The Poet

Last weekend I had the opportunity to speak about poetry. It was a welcome surprise. I had 10 minutes to decide what to say and 5 minutes to present the material. The kernel of what I said centred on the imagination. Poetry, I said, is the unique expression of creative consciousness. This is perhaps best understood by the following quote from Owen Barfield:

To be able to experience the representations as idols, and then to be able also to perform the act of figuration consciously, so as to experience them as participated; that is imagination.

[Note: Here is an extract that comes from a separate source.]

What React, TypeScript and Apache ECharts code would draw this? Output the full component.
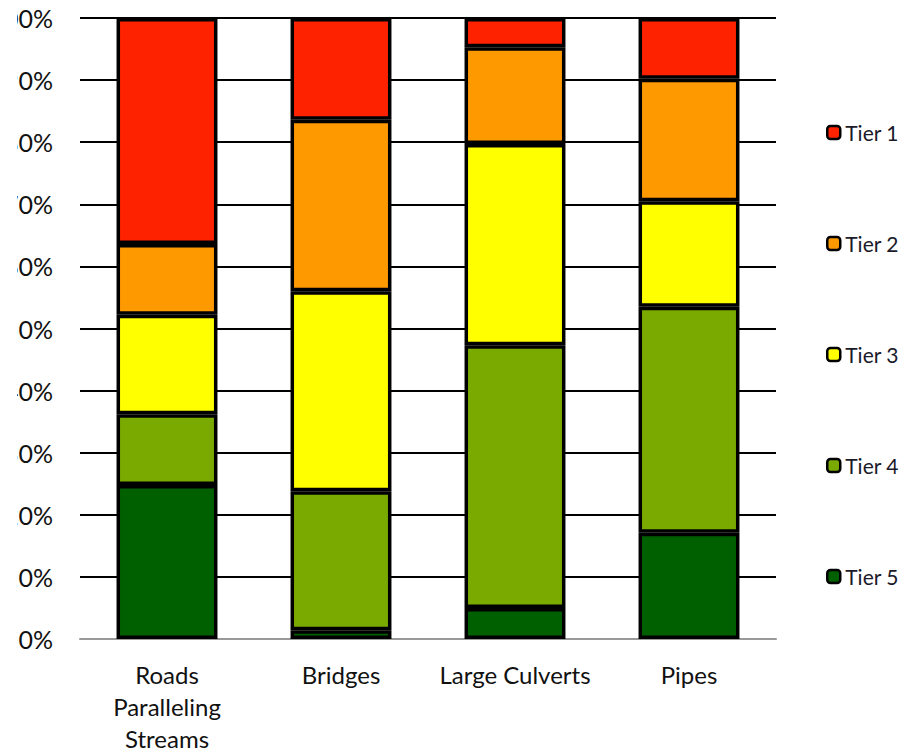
import React, { useEffect, useRef } from "react";
import * as echarts from "echarts";

const categories = ["Roads\nParalleling\nStreams", "Bridges", "Large Culverts", "Pipes"];
const tierNames = ["Tier 1", "Tier 2", "Tier 3", "Tier 4", "Tier 5"];
const tier1 = [36.4, 16.4, 4.7, 9.8];
const tier2 = [11.4, 27.6, 15.6, 19.7];
const tier3 = [16.0, 32.2, 32.4, 17.0];
const tier4 = [11.4, 22.4, 42.3, 36.4];
const tier5 = [24.8, 1.4, 5.0, 17.1];
const tierColors = ["#FF2200", "#FF9900", "#FFFF00", "#7AAA00", "#006000"];

export default function App() {
  const ref = useRef<HTMLDivElement>(null);
  useEffect(() => {
    if (!ref.current) return;
    const chart = echarts.init(ref.current, null, { renderer: "svg" });
    const data = [tier1, tier2, tier3, tier4, tier5];
    const series = [4, 3, 2, 1, 0].map((i) => ({
      name: tierNames[i],
      type: "bar",
      stack: "total",
      barWidth: "58%",
      data: data[i],
      itemStyle: { color: tierColors[i], borderColor: "#000", borderWidth: 3.5 },
    }));
    chart.setOption({
      animation: false,
      backgroundColor: "#fff",
      grid: { left: 80, right: 132, top: 18, bottom: 112, containLabel: false, outerBoundsMode: "none" },
      legend: {
        orient: "vertical",
        left: 821,
        top: 117,
        itemGap: 90,
        itemWidth: 13,
        itemHeight: 13,
        data: tierNames.map((n, i) => ({
          name: n,
          itemStyle: { color: tierColors[i], borderColor: "#000", borderWidth: 2.5 },
        })),
        textStyle: { fontFamily: "Lato", fontSize: 21, color: "#1a1a2a" },
      },
      xAxis: {
        type: "category",
        data: categories,
        axisLine: { lineStyle: { color: "#999", width: 2 } },
        axisTick: { show: false },
        axisLabel: {
          interval: 0,
          margin: 19,
          fontFamily: "Lato",
          fontSize: 24,
          lineHeight: 32,
          color: "#111",
        },
      },
      yAxis: {
        type: "value",
        min: 0,
        max: 100,
        interval: 10,
        axisLine: { show: false },
        axisTick: { show: false },
        splitLine: { lineStyle: { color: "#000", width: 2 } },
        axisLabel: {
          formatter: "{value}%",
          margin: 27,
          fontFamily: "Lato",
          fontSize: 25,
          color: "#111",
        },
      },
      series,
    });
    return () => chart.dispose();
  }, []);
  return (
    <div style={{ position: "fixed", left: 0, top: 0, width: 908, height: 751, overflow: "hidden", background: "#fff" }}>
      <div style={{ position: "absolute", left: 17, top: 0, width: 891, height: 751, overflow: "hidden" }}>
        <div ref={ref} style={{ position: "absolute", left: -17, top: 0, width: 908, height: 751 }} />
      </div>
    </div>
  );
}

The imagination is unique in that it is experiential, it cannot be readily shared except through the creative process of poetry, music, art and so on, and then only imperfectly. When I read a book I allow the words to become images in my mind which is a sharing in the imagination of the author. You might see something different to me, though it is no less real to either of us, it is however, different.

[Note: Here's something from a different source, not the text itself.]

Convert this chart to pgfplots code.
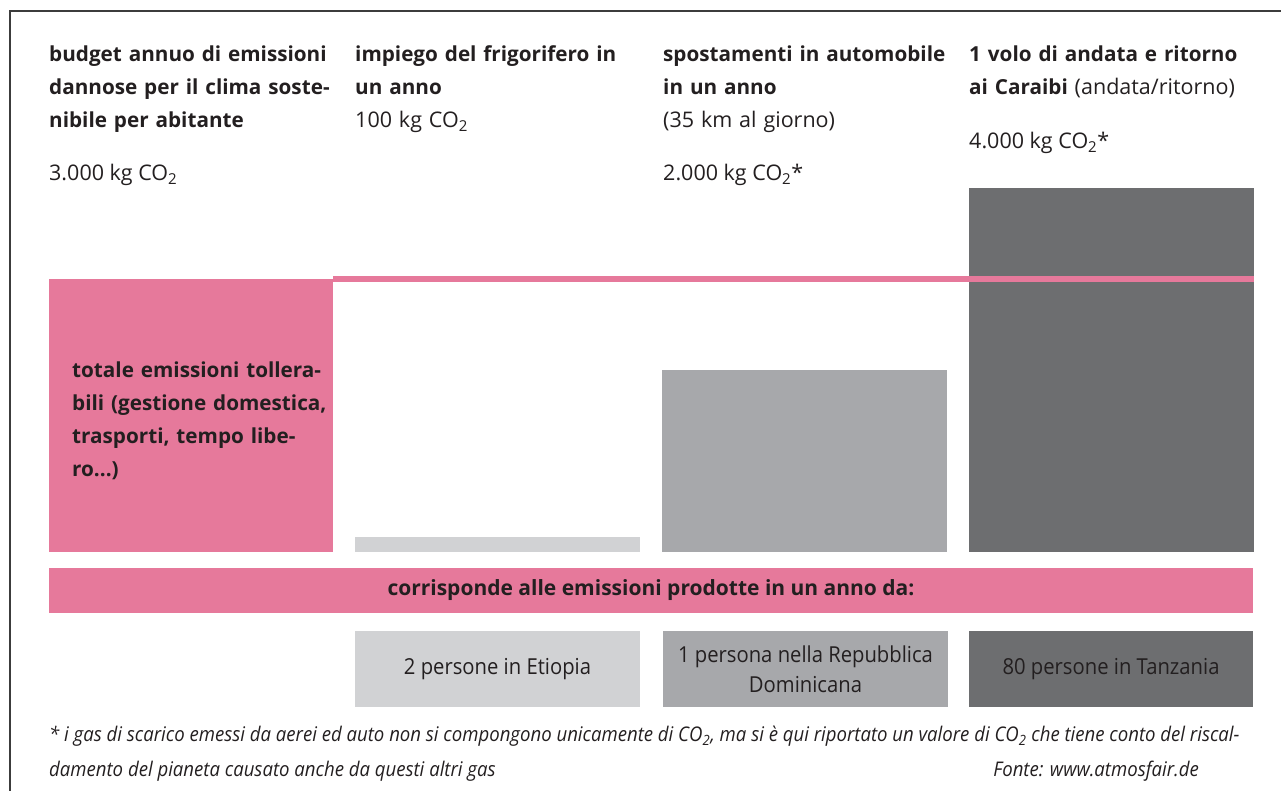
\documentclass[border=0pt]{standalone}
\usepackage{fontspec}
\setmainfont{Open Sans}
\newfontfamily\condfont[FakeStretch=0.92]{Open Sans}
\usepackage{pgfplots}
\pgfplotsset{compat=1.18}
\definecolor{cpink}{HTML}{E6799B}
\definecolor{clight}{HTML}{D1D2D4}
\definecolor{cmid}{HTML}{A7A8AB}
\definecolor{cdark}{HTML}{6D6E70}
\definecolor{ctext}{HTML}{231F20}
\definecolor{cframe}{HTML}{3C3C3C}
\begin{document}
\begin{tikzpicture}
\useasboundingbox (0,0) rectangle (1281pt,791pt);
\begin{axis}[at={(0pt,0pt)}, anchor=south west, scale only axis,
  width=1281pt, height=791pt,
  xmin=-0.6228, xmax=3.5543, ymin=-2626, ymax=6066,
  axis lines=none, clip=false]
\addplot[ybar, bar width=0.9293, bar shift=0pt, fill=cpink, draw=none] coordinates {(0,3000)};
\addplot[ybar, bar width=0.9293, bar shift=0pt, fill=clight, draw=none] coordinates {(1,170)};
\addplot[ybar, bar width=0.9293, bar shift=0pt, fill=cmid, draw=none] coordinates {(2,2000)};
\addplot[ybar, bar width=0.9293, bar shift=0pt, fill=cdark, draw=none] coordinates {(3,4000)};
\addplot[sharp plot, no markers, draw=cpink, line width=5.5pt] coordinates {(0.4646,3000) (3.4646,3000)};
\end{axis}
\begin{scope}[x=1pt,y=-1pt,yshift=791pt, text=ctext]
\draw[cframe, line width=2pt] (10,791) -- (10,11) -- (1281,11);
% headings
\tikzset{head/.style={anchor=base west, inner sep=0pt, align=left, text width=330pt,
  font=\fontsize{20.7}{33}\selectfont\bfseries}}
\tikzset{val/.style={anchor=base west, inner sep=0pt, font=\fontsize{21.5}{33}\selectfont}}
\node[head] at (49,62) {budget annuo di emissioni\\dannose per il clima soste-\\nibile per abitante};
\node[val] at (49,181) {3.000 kg CO\textsubscript{2}};
\node[head] at (355,62) {impiego del frigorifero in\\un anno\\{\mdseries\fontsize{21.5}{33}\selectfont 100 kg CO\textsubscript{2}}};
\node[head] at (663,62) {spostamenti in automobile\\in un anno\\{\mdseries\fontsize{21.5}{33}\selectfont (35 km al giorno)}};
\node[val] at (663,181) {2.000 kg CO\textsubscript{2}*};
\node[head] at (969,62) {1 volo di andata e ritorno\\ai Caraibi {\mdseries\fontsize{21.5}{33}\selectfont (andata/ritorno)}};
\node[val] at (969,149) {4.000 kg CO\textsubscript{2}*};
\node[head] at (72,378) {totale emissioni tollera-\\bili (gestione domestica,\\trasporti, tempo libe-\\ro...)};
% band
\fill[cpink] (49,568) rectangle (1253,613);
\node[inner sep=0pt, font=\fontsize{21}{24}\selectfont\bfseries] at (651,590.5) {corrisponde alle emissioni prodotte in un anno da:};
% lower boxes
\fill[clight] (355,631) rectangle (640,707);
\fill[cmid] (663,631) rectangle (948,707);
\fill[cdark] (969,631) rectangle (1253,707);
\tikzset{box/.style={inner sep=0pt, align=center, font=\condfont\fontsize{22}{30}\selectfont}}
\node[box] at (497.5,669) {2 persone in Etiopia};
\node[box] at (805.5,669) {1 persona nella Repubblica\\Dominicana};
\node[box] at (1111,669) {80 persone in Tanzania};
% footnote
\tikzset{foot/.style={anchor=base west, inner sep=0pt, font=\condfont\itshape\fontsize{20.2}{35}\selectfont}}
\node[foot] at (49,742) {* i gas di scarico emessi da aerei ed auto non si compongono unicamente di CO\textsubscript{2}, ma si è qui riportato un valore di CO\textsubscript{2} che tiene conto del riscal-};
\node[foot] at (49,777) {damento del pianeta causato anche da questi altri gas};
\node[foot, anchor=base east] at (1199,777) {Fonte: www.atmosfair.de};
\end{scope}
\end{tikzpicture}
\end{document}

The poet, one such as Cædmon, is able to create a whole world 9 lines. Others such as Tolkien have not only created worlds but languages, peoples and beings that reflect elements of our inner lives. These poets participated in God’s inner life. They did so by following the exoteric teaching of the Catholic Church, and consciously or unconsciously purified their disordered lower centres through fasting, prayer and diligence. I will leave you to be the judge when it comes to the following poets and their poems.

Three poems on the Nativity

Saint Robert Southwell The Burning Babe

John Milton On the Morning of the Nativity

William Butler Yeats The Second Coming

Edit: Perhaps The Nativity of Christ by Southwell would have been more appropriate, however I do like The Burning Babe. Both speak of a purification by Christ in us through a consuming fire or by consuming bread.